Following the trail through the forest brings you to a beaver pond. Mosey Lake, as it is named in Park literature, is a beautiful wetland. You can see the large nests of Great Blue Herons in some of the trees.


There were a number of Canada Geese enjoying the sunny day.


Shortly after reaching the beaver pond, you cross into Charleston Lake Provincial Park.


The trail crosses a well-constructed bridge over a little river and you can stop and watch frogs and spot the beaver dam where the river meets the lake.


Then it’s up a rocky slope. The trail is well-marked and not too steep, but climbs steadily. The rocky terrain is typical of the Frontenac Arch region. The Frontenac Arch is an amazing section of the rugged Canadian Shield that dips down through southeastern Ontario and connects the far north bioregions with the Adirondack Mountains in New York state. The Arch marks an entirely different landscape from the surrounding plains, much more rugged.


Finally, we reached the last clamber up to the top of Blue Mountain.


We were rewarded with a view of Mosey Lake to the south…


…and Charleston Lake to the north.


We sat down for a well-earned rest and the lunch that Railguy had backpacked in for us.


We enjoyed refreshments perfect for hiking long trails.


It’s a bit of a stretch, calling this a mountain. In fact, Blue Mountain reminds me of the movie The Englishman Who Went Up a Hill But Came Down a Mountain. Unfortunately, there was no sign of Hugh Grant.


It was very hot and dry on the open flat. A few little oak trees were dried up and appeared dead and the reindeer lichen on the rock was shrivelled up. There were other common lichens on the rocks though. Here are a couple of samples. Flat lichens that adhere tightly to the rock surface are crustose lichens. Lichens with little leafy growths distinct from the rock surface are foliose lichens.

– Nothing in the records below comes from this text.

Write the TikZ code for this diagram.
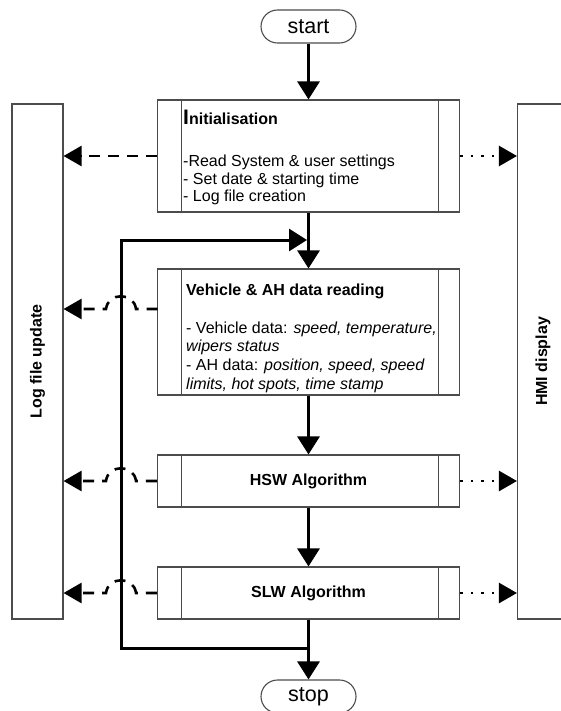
\documentclass[tikz,border=0pt]{standalone}
\usepackage{fontspec}
\setmainfont{Liberation Sans}
\usetikzlibrary{arrows.meta,shapes.misc,calc}
\begin{document}
\begin{tikzpicture}[x=1pt,y=-1pt,
  box/.style={draw=black!70, line width=1.1pt, minimum width=302pt, inner sep=0pt},
  boxline/.style={draw=black!70, line width=1.1pt},
  side/.style={draw=black!70, line width=1.1pt, minimum width=51pt, minimum height=515pt, inner sep=0pt},
  term/.style={draw=black!70, line width=1.1pt, rounded rectangle, minimum width=95pt, minimum height=33pt, inner sep=0pt, font=\fontsize{21.5}{23}\selectfont},
  flow/.style={line width=3pt, -{Triangle[length=18pt,width=22pt]}},
  logarrow/.style={line width=2.6pt, dash pattern=on 11pt off 8pt, -{Triangle[length=18pt,width=20pt]}},
  hmiarrow/.style={line width=2.6pt, dash pattern=on 2.6pt off 8pt, -{Triangle[length=18pt,width=20pt]}},
  txt/.style={anchor=base west, inner sep=0pt, font=\fontsize{16}{18}\selectfont},
  btxt/.style={anchor=base west, inner sep=0pt, font=\bfseries\fontsize{16}{18}\selectfont},
  title/.style={font=\bfseries\fontsize{16}{18}\selectfont}
]
\useasboundingbox (0,0) rectangle (561,711);

% terminators
\node[term] (start) at (308.5,26.5) {start};
\node[term] (stop) at (308.5,696.5) {stop};

% process boxes
\node[box, minimum height=112pt] (init) at (308.5,156) {};
\node[box, minimum height=126pt] (veh) at (308.5,332) {};
\node[box, minimum height=52pt, title] (hsw) at (308.5,481) {HSW Algorithm};
\node[box, minimum height=52pt, title] (slw) at (308.5,593) {SLW Algorithm};
\foreach \b in {init,veh,hsw,slw} {
  \draw[boxline] ([xshift=24.5pt]\b.north west) -- ([xshift=24.5pt]\b.south west);
  \draw[boxline] ([xshift=-22pt]\b.north east) -- ([xshift=-22pt]\b.south east);
}

% side boxes
\node[side] (log) at (37.5,361.5) {};
\node[side] (hmi) at (543,361.5) {};
\node[rotate=90, title] (logtext) at (log.center) {Log file update};
\node[rotate=90, title] (hmitext) at (hmi.center) {HMI display};

% texts
\node[btxt] (inithead) at (183,125) {{\fontsize{21}{22}\selectfont I}nitialisation};
\node[txt] (init1) at (183,167) {-Read System \& user settings};
\node[txt] (init2) at (183,185) {- Set date \& starting time};
\node[txt] (init3) at (183,202) {- Log file creation};

\node[btxt] (vehhead) at (186,295) {Vehicle \& AH data reading};
\node[txt] (veh1) at (186,333) {- Vehicle data: \textit{speed, temperature,}};
\node[txt] (veh2) at (186,351.5) {\textit{wipers status}};
\node[txt] (veh3) at (186,370.5) {- AH data: \textit{position, speed, speed}};
\node[txt] (veh4) at (186,389) {\textit{limits, hot spots, time stamp}};

% main flow
\draw[flow] (start.south) -- (init.north);
\draw[flow] (init.south) -- (veh.north);
\draw[flow] (veh.south) -- (hsw.north);
\draw[flow] (hsw.south) -- (slw.north);
\draw[flow] (slw.south) -- (stop.north);

% loop
\coordinate (lj) at (308.5,648);
\coordinate (lc) at (121,240);
\coordinate (le) at (307,240);
\draw[flow, line join=miter] (lj) -| (lc) -- (le);

% log arrows
\draw[logarrow] (init.west) -- (log.east |- init.west);
\coordinate (vehport) at (157.5,309);
\foreach \p in {vehport, hsw.west, slw.west} {
  \draw[logarrow] (\p) -- ($(\p -| lc)+(15,0)$)
    .. controls +(-2,-17) and +(2,-17) .. ($(\p -| lc)+(-15,0)$)
    -- (log.east |- \p);
}

% HMI arrows
\foreach \b in {init,hsw,slw} {
  \draw[hmiarrow] (\b.east) -- (hmi.west |- \b.east);
}
\end{tikzpicture}
\end{document}
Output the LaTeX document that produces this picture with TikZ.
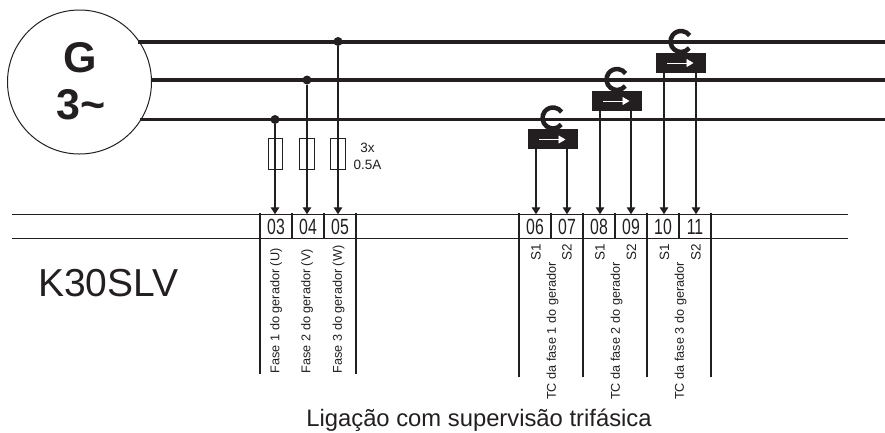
\documentclass[tikz,border=0pt]{standalone}
\usepackage{graphicx}
\usepackage{fontspec}
\setmainfont{Liberation Sans}
\usetikzlibrary{arrows.meta, positioning}
\definecolor{ink}{HTML}{231F20}

\begin{document}
\begin{tikzpicture}[x=1pt,y=-1pt,color=ink]
\tikzstyle{bus} = [line width=3.6pt]
\tikzstyle{rule} = [line width=0.9pt]
\tikzstyle{post} = [line width=1.3pt]
\tikzstyle{arrow} = [line width=1.3pt,-{Triangle[length=7pt,width=8.5pt]}]
\tikzstyle{dot} = [circle, fill=ink, inner sep=0pt, minimum size=9pt]
\tikzstyle{fuse} = [rectangle, draw=ink, line width=0.9pt, inner sep=0pt, minimum width=14.5pt, minimum height=31pt]
\tikzstyle{terminal} = [inner sep=0pt, minimum width=32pt, minimum height=24pt, font=\fontsize{22}{22}\selectfont]
\tikzstyle{ct} = [rectangle, fill=ink, inner sep=0pt, minimum width=50pt, minimum height=20pt]
\tikzstyle{ctring} = [line width=4.5pt]
\tikzstyle{small} = [font=\fontsize{12.7}{14}\selectfont]
\useasboundingbox (0,0) rectangle (885,432);

% generator and bars
\node (gen) [circle, draw=ink, line width=1pt, minimum size=144pt, inner sep=0pt] at (79.5,82) {};
\node (gname) [font=\bfseries\fontsize{43}{43}\selectfont] at (80.5,58) {G};
\node (gphases) [font=\bfseries\fontsize{43}{43}\selectfont] at (81,105) {3\char`\~};
\coordinate (endL1) at (885,42);
\coordinate (endL2) at (885,80);
\coordinate (endL3) at (885,119.5);
\draw [bus] (gen.center |- endL1) ++(58,0) -- (endL1);
\draw [bus] (gen.east |- endL2) -- (endL2);
\draw [bus] (gen.center |- endL3) ++(60,0) -- (endL3);

% terminal strip
\draw [rule] (12,214) -- (848,214);
\draw [rule] (12,238) -- (848,238);
\foreach \num/\xpos in {03/276,04/308,05/340,06/535,07/567,08/599,09/631,10/663,11/695}
  \node (term\num) [terminal] at (\xpos,226.5) {\scalebox{0.72}[1]{\num}};
\foreach \xpos in {292,324,551,615,679}
  \draw [post] (\xpos,213) -- (\xpos,238);
\foreach \xpos in {260,356}
  \draw [post] (\xpos,213) -- (\xpos,374);
\foreach \xpos in {519,583,647,711}
  \draw [post] (\xpos,213) -- (\xpos,377);

% voltage inputs
\node (dotU) [dot] at (275,119.5) {};
\node (dotV) [dot] at (307,80) {};
\node (dotW) [dot] at (338,41.5) {};
\node (fuseU) [fuse] at (275.5,154) {};
\node (fuseV) [fuse] at (307,154) {};
\node (fuseW) [fuse] at (338,154) {};
\draw [arrow] (dotU) -- (dotU |- term03.north);
\draw [arrow] (dotV) -- (dotV |- term04.north);
\draw [arrow] (dotW) -- (dotW |- term05.north);
\node (rating) [align=center, font=\fontsize{13.5}{17}\selectfont] at (367.5,156.5) {3x\\0.5A};

% current transformers
\node (ctA) [ct] at (553,139) {};
\node (ctB) [ct] at (617,100.5) {};
\node (ctC) [ct] at (681,62.5) {};
\foreach \ctname in {ctA,ctB,ctC} {
  \draw [ctring] (\ctname.center) ++(0,-21) ++(38:10.5) arc (38:325:10.5);
  \draw [line width=0.9pt, draw=white, fill=white, -{Triangle[length=7pt,width=8pt]}] (\ctname.center) ++(-14,0.5) -- ++(26.5,0);
}
\coordinate (s1A) at (536,149);
\coordinate (s2A) at (567,149);
\coordinate (s1B) at (600,110.5);
\coordinate (s2B) at (631,110.5);
\coordinate (s1C) at (664,72.5);
\coordinate (s2C) at (696,72.5);
\draw [arrow] (s1A) -- (s1A |- term06.north);
\draw [arrow] (s2A) -- (s2A |- term07.north);
\draw [arrow] (s1B) -- (s1B |- term08.north);
\draw [arrow] (s2B) -- (s2B |- term09.north);
\draw [arrow] (s1C) -- (s1C |- term10.north);
\draw [arrow] (s2C) -- (s2C |- term11.north);

% vertical labels
\foreach \num/\xpos/\txt in {1/276/U,2/307/V,3/338.5/W}
  \node (fase\num) [small, rotate=90, anchor=west, inner sep=0pt] at (\xpos,373.5) {Fase \num{} do gerador (\txt)};
\foreach \xpos/\lbl in {536/S1,567/S2,600/S1,631.5/S2,664.5/S1,696/S2}
  \node (sec\xpos) [small, rotate=90, font=\fontsize{13.5}{14}\selectfont] at (\xpos,252) {\lbl};
\foreach \num/\xpos in {1/552.5,2/616.5,3/680.5}
  \node (tc\num) [small, rotate=90, anchor=west, inner sep=0pt] at (\xpos,400) {TC da fase \num{} do gerador};

\node (device) [font=\fontsize{39}{39}\selectfont, anchor=west, inner sep=0pt] at (38,283) {K30SLV};
\node (caption) [font=\fontsize{23.8}{24}\selectfont] at (479,420) {Ligação com supervisão trifásica};
\end{tikzpicture}
\end{document}
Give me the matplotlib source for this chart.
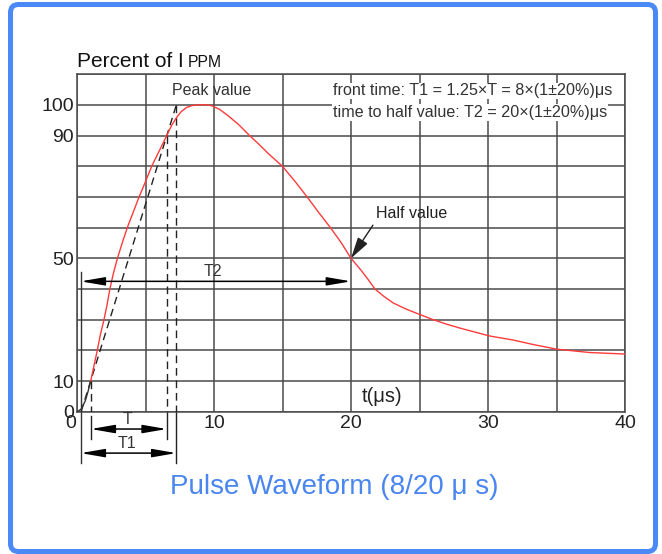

Soon we were heading back along the same trail. It was dry in the forest, too. I saw very few fungi along the trail, apart from this old log with a good growth of the common fungus Turkey Tail (Trametes versicolor).

I’ll close with this picture of one of several erratic boulders that were located in the woods. Erratics are rocks that were left behind by a retreating glacier as it melted, many eons ago.

The entire hike took us 4 hours, including our picnic lunch.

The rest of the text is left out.